This excerpt taken from the AMAT 10-K filed Dec 14, 2005.
Item 7A: Quantitative and Qualitative Disclosures About Market Risk
Interest Rate Risk
At October 30, 2005, Applieds investment portfolio included fixed-income securities with a fair value of approximately $5.6 billion. Applieds primary objective for investing in fixed-income securities is to preserve principal while maximizing returns and minimizing risk. These securities are subject to interest rate risk and will decline in value if interest rates increase. Based on Applieds investment portfolio at October 30, 2005 and October 31, 2004, an immediate 100 basis point increase in interest rates would result in a decrease in the fair value of the portfolio of approximately $65 million and $49 million, respectively. While an increase in interest rates reduces the fair value of the investment portfolio, Applied will not realize the losses in the Consolidated Statement of Operations unless the individual fixed-income securities are sold prior to recovery or the loss is determined to be other-than-temporarily impaired.

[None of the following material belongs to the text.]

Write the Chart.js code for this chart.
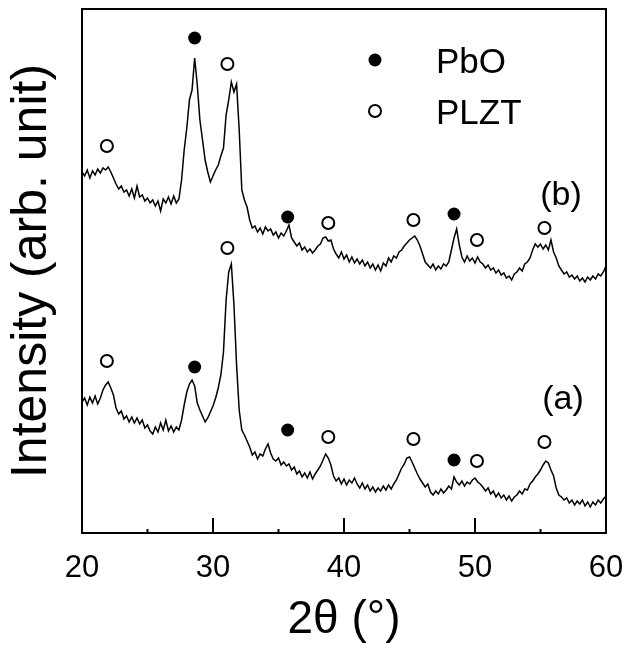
<!DOCTYPE html>
<html>
<head>
<meta charset="utf-8">
<script src="https://cdn.jsdelivr.net/npm/chart.js@4.4.1/dist/chart.umd.min.js"></script>
<style>
  html, body { margin: 0; padding: 0; background: #fff; }
  #wrap { width: 626px; height: 650px; }
</style>
</head>
<body>
<div id="wrap"><canvas id="xrd" width="626" height="650"></canvas></div>
<script>
// scan: 20 -> 60 deg, 0.2 deg step
var scanStart = 20, scanStep = 0.2;

// (a) lower pattern
var intensityA = [
  131,135,128,136,130,137,129,135,143,148,
  151,145,138,125,119,122,114,117,111,116,
  110,115,109,113,105,108,102,99,106,101,
  110,103,113,102,107,101,106,103,113,128,
  141,149,153,147,130,123,117,111,115,121,
  127,135,145,158,181,233,261,269,228,168,
  123,103,98,92,86,78,81,74,79,77,
  84,89,80,74,72,75,68,71,67,69,
  63,66,59,62,56,60,55,61,54,59,
  63,67,73,79,75,68,57,52,55,49,
  54,48,53,50,55,49,45,50,44,48,
  42,46,41,45,42,47,43,48,44,49,
  53,59,65,69,75,76,71,65,59,54,
  50,46,49,41,38,42,39,44,40,43,
  47,44,56,51,48,52,47,51,49,53,
  55,51,49,46,42,45,39,42,36,40,
  35,38,33,37,32,36,38,42,39,44,
  43,49,52,56,59,63,68,72,70,63,
  57,45,38,36,33,35,30,33,28,32,
  29,33,27,31,26,31,28,33,30,34,
  37
];

// (b) upper pattern
var intensityB = [
  361,357,363,355,362,358,364,360,365,363,
  366,361,355,349,344,347,341,343,337,344,
  335,347,336,338,332,335,330,333,327,332,
  322,334,330,336,329,337,330,334,353,383,
  405,433,443,475,448,413,393,373,361,351,
  357,363,368,377,385,418,433,451,441,449,
  403,343,333,326,313,305,307,301,305,299,
  306,302,304,298,301,295,300,297,302,308,
  295,291,287,290,283,286,281,284,280,283,
  287,289,295,296,292,293,284,279,275,281,
  274,278,271,276,270,274,269,273,267,271,
  265,269,263,268,262,270,267,275,271,277,
  275,281,283,287,290,293,295,297,293,287,
  279,271,268,265,269,263,267,264,269,267,
  271,283,295,304,288,276,271,277,272,275,
  270,276,271,269,265,268,263,265,260,263,
  258,260,255,257,253,259,261,265,262,269,
  271,275,283,289,286,289,284,288,283,293,
  281,275,267,263,259,261,256,258,254,257,
  252,255,251,256,253,257,254,259,257,261,
  267
];

// phase markers
var pbo2Theta = [28.6, 35.7, 48.4];
var pboMarkA = [166, 103, 73];
var pboMarkB = [495, 316, 319];
var plzt2Theta = [21.9, 31.1, 38.8, 45.3, 50.15, 55.3];
var plztMarkA = [172, 285, 96, 94, 72, 91];
var plztMarkB = [387, 469, 310, 313, 293, 305];

var majorTicks = [20, 30, 40, 50, 60];
var minorTicks = [25, 35, 45, 55];

var FONT = '"Liberation Sans", Arial, Helvetica, sans-serif';

function toPoints(xs, ys) {
    var out = [];
    for (var i = 0; i < ys.length; i++) {
        out.push({x: xs[i], y: ys[i]});
    }
    return out;
}

function scanPoints(ys) {
    var out = [];
    for (var i = 0; i < ys.length; i++) {
        out.push({x: +(scanStart + i * scanStep).toFixed(2), y: ys[i]});
    }
    return out;
}

var framePlugin = {
    id: 'frame',
    afterDatasetsDraw: function(chart) {
        var ctx = chart.ctx, a = chart.chartArea, xs = chart.scales.x;
        ctx.save();
        ctx.strokeStyle = '#000';
        ctx.lineWidth = 2;
        ctx.strokeRect(a.left, a.top, a.right - a.left, a.bottom - a.top);
        ctx.beginPath();
        majorTicks.forEach(function(v) {
            var px = xs.getPixelForValue(v);
            ctx.moveTo(px, a.bottom);
            ctx.lineTo(px, a.bottom - 15);
        });
        minorTicks.forEach(function(v) {
            var px = xs.getPixelForValue(v);
            ctx.moveTo(px, a.bottom);
            ctx.lineTo(px, a.bottom - 4);
        });
        ctx.stroke();

        // legend
        ctx.fillStyle = '#000';
        ctx.beginPath();
        ctx.arc(375, 60, 6.5, 0, Math.PI * 2);
        ctx.fill();
        ctx.beginPath();
        ctx.arc(375, 111, 6, 0, Math.PI * 2);
        ctx.fillStyle = '#fff';
        ctx.fill();
        ctx.stroke();
        ctx.fillStyle = '#000';
        ctx.font = '35px ' + FONT;
        ctx.textBaseline = 'middle';
        ctx.textAlign = 'left';
        ctx.fillText('PbO', 436, 63);
        ctx.fillText('PLZT', 436, 114);

        // pattern labels
        ctx.font = '34px ' + FONT;
        ctx.textAlign = 'center';
        ctx.fillText('(b)', 561, 196);
        ctx.fillText('(a)', 563, 400);
        ctx.restore();
    }
};

var ctx = document.getElementById('xrd').getContext('2d');
var chart = new Chart(ctx, {
    type: 'line',
    data: {
        datasets: [
            {
                label: '(a)',
                data: scanPoints(intensityA),
                borderColor: '#000',
                borderWidth: 1.5,
                pointRadius: 0,
                tension: 0
            },
            {
                label: '(b)',
                data: scanPoints(intensityB),
                borderColor: '#000',
                borderWidth: 1.5,
                pointRadius: 0,
                tension: 0
            },
            {
                label: 'PbO',
                data: toPoints(pbo2Theta, pboMarkA).concat(toPoints(pbo2Theta, pboMarkB)),
                showLine: false,
                pointStyle: 'circle',
                pointRadius: 6.5,
                pointBorderWidth: 0,
                pointBackgroundColor: '#000',
                pointBorderColor: '#000'
            },
            {
                label: 'PLZT',
                data: toPoints(plzt2Theta, plztMarkA).concat(toPoints(plzt2Theta, plztMarkB)),
                showLine: false,
                pointStyle: 'circle',
                pointRadius: 6,
                pointBorderWidth: 2,
                pointBackgroundColor: '#fff',
                pointBorderColor: '#000'
            }
        ]
    },
    options: {
        responsive: false,
        animation: false,
        layout: {
            padding: {top: 9, right: 20, left: 0, bottom: 0}
        },
        scales: {
            x: {
                type: 'linear',
                min: 20,
                max: 60,
                afterFit: function(scale) {
                    scale.height = 117;
                    scale.paddingLeft = 0;
                    scale.paddingRight = 0;
                },
                afterBuildTicks: function(scale) {
                    scale.ticks = majorTicks.map(function(v) { return {value: v}; });
                },
                grid: {display: false},
                border: {display: false},
                ticks: {
                    color: '#000',
                    padding: 9,
                    font: {family: FONT, size: 31}
                },
                title: {
                    display: true,
                    text: '2θ (°)',
                    color: '#000',
                    padding: {top: 0, bottom: 2},
                    font: {family: FONT, size: 46}
                }
            },
            y: {
                min: 0,
                max: 524,
                afterFit: function(scale) { scale.width = 82; },
                grid: {display: false},
                border: {display: false},
                ticks: {display: false},
                title: {
                    display: true,
                    text: 'Intensity (arb. unit)',
                    color: '#000',
                    padding: {top: 2, bottom: 0},
                    font: {family: FONT, size: 50}
                }
            }
        },
        plugins: {
            legend: {display: false},
            tooltip: {enabled: false}
        }
    },
    plugins: [framePlugin]
});
</script>
</body>
</html>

Applieds long-term debt bears interest at fixed rates. As such, Applieds interest expense would increase only to the extent that Applied significantly increased the amount of variable rate obligations outstanding. Due to the short-term nature and relatively low amount of Applieds variable rate obligations, an immediate 100 basis point increase in interest rates would not be expected to have a material effect on Applieds near-term financial condition or results of operations.
Foreign Currency Exchange Rate Risk
Certain operations of Applied are conducted in foreign currencies, such as Japanese yen, British pound, euro and Israeli shekel. Applied enters into forward exchange and currency option contracts to hedge a portion of, but not all, existing and anticipated foreign currency denominated transactions expected to occur within 12 months. Gains and losses on these contracts are generally recognized in the Consolidated Statements of Operations at the time that the related transactions being hedged are recognized. Because the effect of movements in currency exchange rates on forward exchange and currency option contracts generally offsets the related effect on the underlying items being hedged, these financial instruments are not expected to subject Applied to risks that would otherwise result from changes in currency exchange rates. Applied does not use derivative financial instruments for trading or speculative purposes. Net foreign currency gains and losses did not have a material effect on Applieds results of operations for fiscal 2003, 2004 or 2005.
Forward exchange contracts are denominated in the same currency as the underlying transactions (primarily Japanese yen, British pound, euro and Israeli shekel), and the terms of the forward exchange contracts generally match the terms of the underlying transactions. Applieds outstanding forward exchange contracts are marked-to-market (see Note 2 of Notes to Consolidated Financial Statements), as are the majority of the related underlying transactions being hedged; therefore, the effect of exchange rate changes on forward exchange contracts is expected to be substantially offset by the effect of these changes on the underlying transactions. The effect of an immediate 10 percent change in exchange rates on forward exchange contracts and the underlying hedged transactions is not expected to be material to Applieds near-term financial condition or results of operations. Applieds risk with respect to currency option contracts is limited to the premium paid for the right to exercise the option. Premiums paid for options outstanding at October 30, 2005 were not material.